Python SDK token refresh race condition in async batch job

Running into a weird race condition with the Genesys Cloud Python SDK (genesyscloud). I’m processing a large batch of interaction updates asynchronously. The job starts fine, but halfway through, a chunk of requests fail with 401 Unauthorized.

The SDK has an internal refresh mechanism, but it seems to be lagging when multiple async tasks hit the expiration window at the same time. Here’s the pattern:

  • Task A sends request → 401
  • SDK triggers refresh → gets new token
  • Task B sends request (started before refresh completed) → 401
  • Task C sends request (after refresh) → 200

It looks like the refresh isn’t locking the outgoing requests properly or the cache update is async itself.

I’ve tried:

  • Setting retry_on_401=True in the client config. It helps but causes massive delays as each task retries individually.
  • Manually refreshing the token before the batch loop. Doesn’t help because the batch takes longer than the 3600s expiry.
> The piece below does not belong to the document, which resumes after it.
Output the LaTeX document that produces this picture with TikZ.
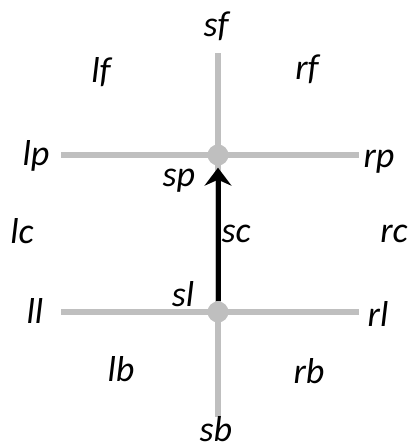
\documentclass[tikz,border=0pt]{standalone}
\usepackage{fontspec}
\setmainfont{Carlito}
\usetikzlibrary{arrows.meta}
\begin{document}
\begin{tikzpicture}[x=1pt,y=-1pt,
  lbl/.style={font=\fontsize{36}{38}\selectfont\itshape, inner sep=0pt, anchor=center},
  rail/.style={draw=black!25, line width=6pt},
  joint/.style={circle, fill=black!25, minimum size=21pt, inner sep=0pt}]
\useasboundingbox (0,0) rectangle (409,445);
\coordinate (vt) at (218,53);
\coordinate (vb) at (218,417);
\coordinate (ul) at (61,155);
\coordinate (ur) at (359,155);
\coordinate (dl) at (61,312);
\coordinate (dr) at (359,312);
\draw[rail] (vt) -- (vb);
\draw[rail] (ul) -- (ur);
\draw[rail] (dl) -- (dr);
\node[joint] (top) at (218,155) {};
\node[joint] (bot) at (218,312) {};
\draw[line width=5pt, -{Stealth[length=18pt,width=27pt,inset=6pt]}, shorten >=2pt] (bot.north) -- (top.south);
\node[lbl] (sf) at (216,26) {sf};
\node[lbl] (lf) at (101,72) {lf};
\node[lbl] (rf) at (307,69) {rf};
\node[lbl] (lp) at (36,156) {lp};
\node[lbl] (rp) at (379,162) {rp};
\node[lbl] (sp) at (179,181) {sp};
\node[lbl] (lc) at (22,231) {lc};
\node[lbl] (sc) at (236,234) {sc};
\node[lbl] (rc) at (394,234) {rc};
\node[lbl] (ll) at (35,311) {ll};
\node[lbl] (sl) at (183,294) {sl};
\node[lbl] (rl) at (378,314) {rl};
\node[lbl] (lb) at (121,369) {lb};
\node[lbl] (rb) at (309,371) {rb};
\node[lbl] (sb) at (216,429) {sb};
\end{tikzpicture}
\end{document}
Is there a way to hook into the SDK’s token refresh event to pause the queue? Or am I better off implementing a custom middleware that catches 401s and retries the specific request with a fresh token fetched via /oauth/token?

Here’s the error I’m seeing in the logs:

genesyscloud.rest.ApiException: (401)
Reason: Unauthorized
HTTP response headers: HTTPHeaderDict({'WWW-Authenticate': 'Bearer error="invalid_token", error_description="Token expired"'})

The environment is Python 3.10, SDK version 8.6.2.